RAC Audits On Hold, Pressure For Permanent Changes

Source: Health IT Outcomes
Christine Kern

By Christine Kern, contributing writer

Facing huge backlog in appeals, CMS temporarily pauses RAC audits

Begun in 2009, the Recovery Audit Program (RAC) was designed to review claims to detect and correct inappropriate Medicare payments. Presently, Modern Healthcare reports CMS is effectively suspending the program with its current contractors while it awards new contracts. Beleaguered by backlogs and delays, RAC has been under attack from many sides.  The temporary suspension could be seen as tacit acknowledgment of the need to address issues with the program, according to some healthcare analysts.

According to the CMS memo announcing the program’s suspension, there are several key dates providers should note:

• February 21 is the last day a Recovery Auditor may send a postpayment Additional Documentation Request (ADR)
• February 28 is the last day a MAC may send prepayment ADRs for the Recovery Auditor Prepayment Review Demonstration
• June 1 is the last day a Recovery Auditor may send improper payment files to the MACs for adjustments

McKnight’s reports this means “effectively halting all auditing,” according to the American Coalition for Healthcare Claims Integrity, an association representing the auditors.

Understandably, the auditors' group blasted the pause, arguing that the RAC program recovers more than $1 billion in improper payments each quarter.

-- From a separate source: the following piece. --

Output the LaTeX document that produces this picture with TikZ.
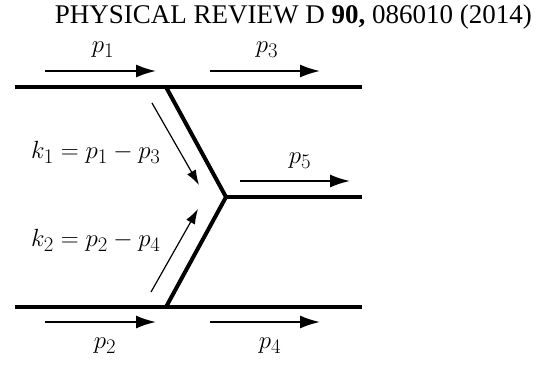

The association stated hospitals seeking less oversight and a “complicit” Congress have joined forces to undermine the program, which will hurt taxpayers and Medicare's solvency.

Other groups are supportive of the hiatus and hope that it foreshadows permanent changes in the program.  “I'm interpreting this as the CMS using the pretext of re-procurement as a reason to pause the program and address the enormous amount of concern that has arisen from the provider community,” said Emily Evans, a partner and legislative/regulatory analyst at Obsidian Research Group. “I expect this hiatus to be prolonged; I don't think this is a couple month's thing or a six-month thing.”

According to Mark Parkinson, CEO and president of the American Health Care Association/National Center for Assisted Living, the pause is a "welcomed next step" as long-term and post-acute care providers continue to press for "timely and appropriate initial Medicare claim processing and early appeal decisions.”

The temporary hiatus is seen as necessary since the appeals process has become so overloaded that HHS' Office of Medicare Hearings and Appeals recently began notifying hospitals that it won't be able to accept new appeals until the system is caught up.

The pressure is growing as the 65 administrative law judges in place were expected to see 2,000 claims per week, not the 15,000 weekly submissions they currently receive.  As a result, there is a backlog of some 350,000 appeals.